Scrutiny over high-profile embezzlement and money laundering allegations enveloping the Roman Catholic Church in Greece continued unabated on Friday, with authorities now focusing on well-known nightclub entrepreneur.
The latter, with reputed business activity in the western port city of Patras, is alleged to have facilitated money laundering of more than three million euros emanating from the Church’s coffers, with two high-ranking clerics at the center of the probe.
The businessman is described as hailing from western Greece, aged 60, with involvement in previous cases of blackmail, fraud and intimidation. One blackmail victim, reports on Friday revealed, was an Autocephalous Orthodox Church of Greece Metropolitan (an ecclesiastical ranking akin to bishop) in south-central Greece.
The suspect was convicted at the time by a three-justice first instance court of extortion and handed down an eight-year suspended sentence and a fine – i.e. he served no jail time.
“For some of the businessmen it appears there’s criminal history, it’s not clear who and how many are involved because police have not yet received evidence to proceed with their own investigation into the case,” a police spokeswoman said on Friday when asked by reporters about the case.
In a later reply, a spokesman for the Roman Catholic Church in the predominately Orthodox nation of roughly 11 million, Archbishop of Athens Theodoros Kontidis, said that “…following press reports of embezzlement and money laundering, we state that no official information on the matter has been provided. We are, therefore, awaiting information from relevant authorities in order to take an official position on the matter.”

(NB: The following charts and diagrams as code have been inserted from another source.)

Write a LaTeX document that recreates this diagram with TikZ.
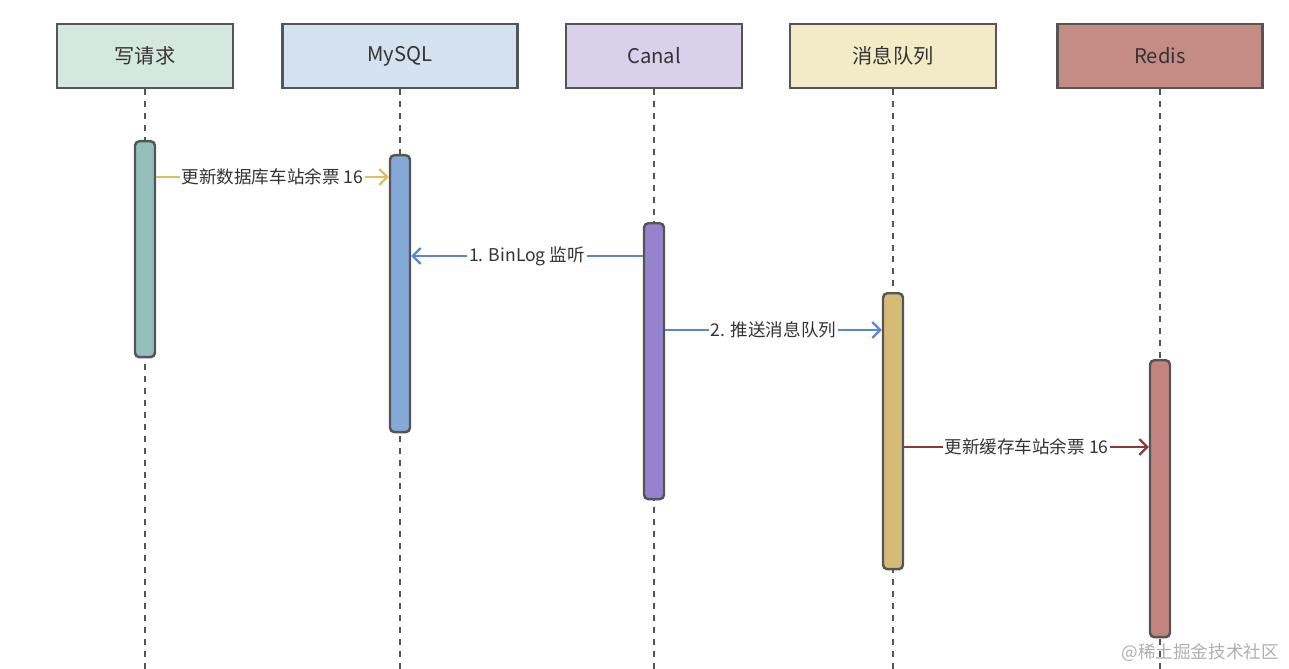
\documentclass[tikz,border=0pt]{standalone}
\usepackage{fontspec}
\usepackage{tikz}
\usetikzlibrary{arrows.meta,positioning}
\setmainfont{Noto Sans CJK SC}
\definecolor{linegray}{RGB}{85,85,85}
\definecolor{txtgray}{RGB}{51,51,51}
\definecolor{wmgray}{RGB}{175,175,175}
\definecolor{headwr}{RGB}{213,232,224}
\definecolor{headsql}{RGB}{212,225,238}
\definecolor{headcanal}{RGB}{217,209,236}
\definecolor{headmq}{RGB}{243,235,200}
\definecolor{headredis}{RGB}{196,140,131}
\definecolor{barwr}{RGB}{146,191,187}
\definecolor{barsql}{RGB}{133,169,214}
\definecolor{barcanal}{RGB}{149,132,205}
\definecolor{barmq}{RGB}{214,187,118}
\definecolor{barredis}{RGB}{196,132,126}
\definecolor{arryel}{RGB}{224,190,90}
\definecolor{arrblue}{RGB}{91,133,214}
\definecolor{arrred}{RGB}{139,58,58}

\begin{document}
\begin{tikzpicture}[x=0.02cm,y=-0.02cm,head/.style={draw=linegray,line width=1.4pt,minimum height=1.28cm,font=\fontsize{11.5}{13}\selectfont,text=txtgray},bar/.style={draw=linegray,line width=1.4pt,rounded corners=2.5pt,minimum width=0.4cm,inner sep=0pt},life/.style={draw=linegray,line width=1.2pt,dash pattern=on 3.4pt off 3.4pt},msg/.style={-{Straight Barb[length=4.5pt,width=9pt]},line width=1.3pt},lbl/.style={fill=white,inner sep=1pt,font=\fontsize{10}{12}\selectfont,text=txtgray}]
\useasboundingbox (0,0) rectangle (1289,669);

% Participants with their dashed lifelines.
\foreach \xx/\nm/\title/\bw in {145/wr/写请求/3.52,400/sql/MySQL/4.7,654/canal/Canal/3.52,893/mq/消息队列/4.12,1160/redis/Redis/4.1}{
 \node[head,fill=head\nm,minimum width=\bw cm] (\nm) at (\xx,56) {\title};
 \draw[life] (\nm.south) -- (\nm.south |- 0,669);
}
% Activation bars.
\foreach \nm/\yy/\hh in {wr/140/4.32,sql/154/5.54,canal/222/5.52,mq/292/5.52,redis/359/5.54}{
 \node[bar,fill=bar\nm,minimum height=\hh cm,anchor=north] (\nm bar) at (\nm.south |- 0,\yy) {};
}
\draw[msg,draw=arryel] (wrbar.east |- 0,177) -- node[lbl] {更新数据库车站余票 16} (sqlbar.west |- 0,177);
\draw[msg,draw=arrblue] (canalbar.west |- 0,256) -- node[lbl] {1. BinLog 监听} (sqlbar.east |- 0,256);
\draw[msg,draw=arrblue] (canalbar.east |- 0,330) -- node[lbl] {2. 推送消息队列} (mqbar.west |- 0,330);
\draw[msg,draw=arrred] (mqbar.east |- 0,447) -- node[lbl] {更新缓存车站余票 16} (redisbar.west |- 0,447);
\node[anchor=east,font=\fontsize{10}{12}\selectfont,text=wmgray] (wm) at (1285,653) {@稀土掘金技术社区};
\end{tikzpicture}
\end{document}
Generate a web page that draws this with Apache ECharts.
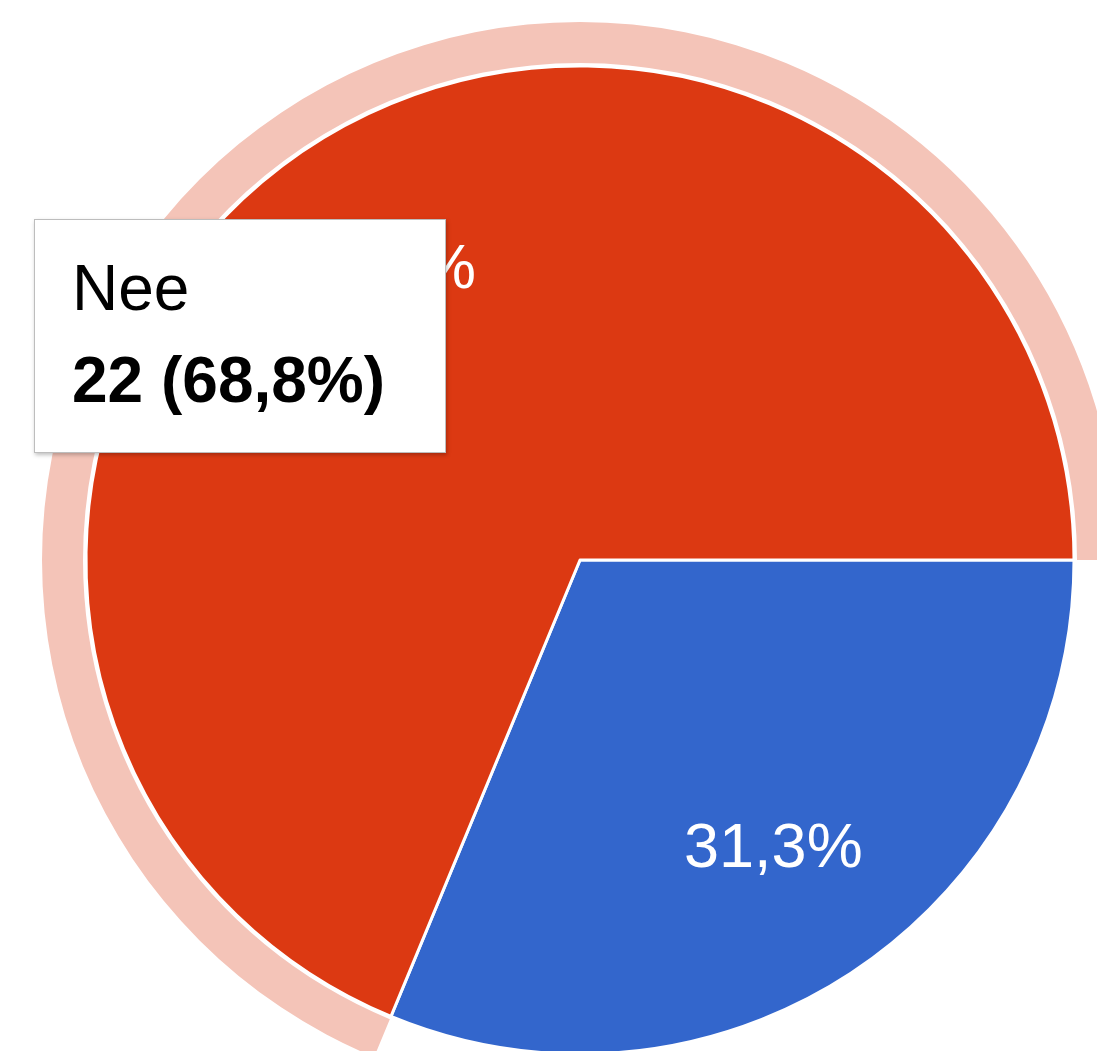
<!DOCTYPE html>
<html>
<head>
<meta charset="utf-8">
<script src="https://cdn.jsdelivr.net/npm/echarts@6/dist/echarts.min.js"></script>
<style>
html,body{margin:0;padding:0;background:#fff;}
#chart{width:1097px;height:1051px;}
</style>
</head>
<body>
<div id="chart"></div>
<script>
const categories = ['Ja', 'Nee'];
const counts = [10, 22];
const sliceColors = ['#3366cc', '#dc3912'];
const haloColors = ['rgba(0,0,0,0)', '#f4c4b8'];
const highlightedIndex = 1;

const total = counts.reduce((a, b) => a + b, 0);
const pct = v => (v / total * 100).toFixed(1).replace('.', ',') + '%';

const mainData = categories.map((c, i) => ({ name: c, value: counts[i], itemStyle: { color: sliceColors[i] } }));
const haloData = categories.map((c, i) => ({ name: c, value: counts[i], itemStyle: { color: haloColors[i] } }));
const labelData = categories.map((c, i) => ({ name: c, value: counts[i] }));

const FONT = '"Liberation Sans", Arial, Helvetica, sans-serif';
const chart = echarts.init(document.getElementById('chart'), null, { renderer: 'canvas' });
chart.setOption({
  animation: false,
  backgroundColor: '#ffffff',
  tooltip: {
    trigger: 'item',
    triggerOn: 'none',
    alwaysShowContent: true,
    transitionDuration: 0,
    position: [34, 219],
    padding: 0,
    backgroundColor: '#ffffff',
    borderColor: '#bdbdbd',
    borderWidth: 1,
    extraCssText: 'border-radius:0;box-shadow:1px 2px 4px rgba(0,0,0,0.25);',
    formatter: p => '<div style="box-sizing:border-box;width:410px;height:232px;padding:22px 0 0 37px;' +
      'font-family:' + FONT.replace(/"/g, "'") + ';font-size:64px;line-height:92px;color:#000;text-align:left;">' +
      '<div>' + p.name + '</div>' +
      '<div style="font-weight:bold;">' + p.value + ' (' + pct(p.value) + ')</div></div>'
  },
  series: [
    {
      type: 'pie',
      center: [580, 560],
      radius: [0, 494],
      startAngle: 0,
      clockwise: true,
      itemStyle: { borderColor: '#ffffff', borderWidth: 3 },
      label: { show: false },
      labelLine: { show: false },
      emphasis: { disabled: true },
      data: mainData
    },
    {
      type: 'pie',
      center: [580, 560],
      radius: [497, 538],
      startAngle: 0,
      clockwise: true,
      silent: true,
      tooltip: { show: false },
      label: { show: false },
      labelLine: { show: false },
      emphasis: { disabled: true },
      data: haloData
    },
    {
      type: 'pie',
      center: [580, 560],
      radius: [200, 490],
      startAngle: 0,
      clockwise: true,
      silent: true,
      tooltip: { show: false },
      itemStyle: { color: 'rgba(0,0,0,0)' },
      label: {
        show: true,
        position: 'inside',
        color: '#ffffff',
        fontSize: 63,
        fontFamily: FONT,
        formatter: p => pct(p.value)
      },
      labelLine: { show: false },
      emphasis: { disabled: true },
      data: labelData
    }
  ]
});
chart.dispatchAction({ type: 'showTip', seriesIndex: 0, dataIndex: highlightedIndex });
</script>
</body>
</html>
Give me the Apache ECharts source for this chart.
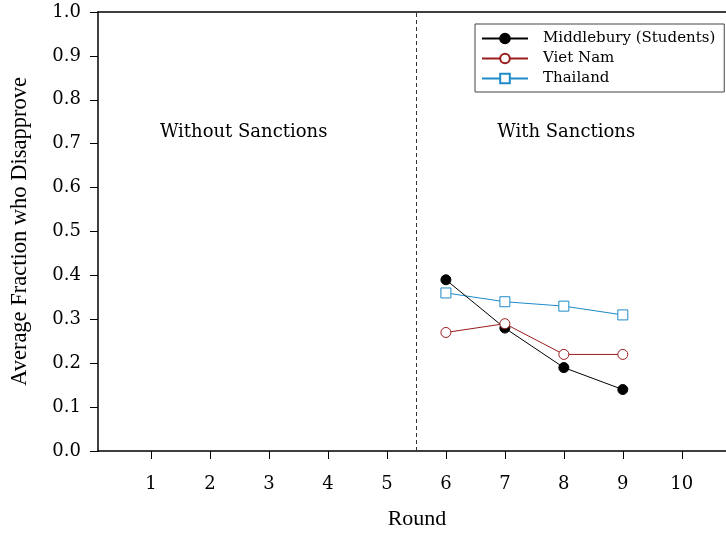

The investigation began after the independent tax bureau’s money laundering unit received information of suspicious money transfers over the past six years by the Catholic Church’s treasury, and with the total exceeding six million euros. Due to the Patras businessman’s previous extortion conviction, authorities are investigating whether blackmail is also behind the money transfers.
The case has attracted internation press attention, with dispatches by Reuters and ANSA, among others.
Native Greek Catholics in the country number between 50,000 to 70,000, with the biggest communities on the Cyclades islands of Syros and Tinos. Nevertheless, the arrival of foreign-born Catholics from eastern Europe, expatriates from other western countries and workers from the Philippines have raised the figure of permanent Catholic faithful to more than 300,000, by some estimates.
Results of the money laundering unit’s investigation, in fact, has been assigned to prosecutors on the island of Syros.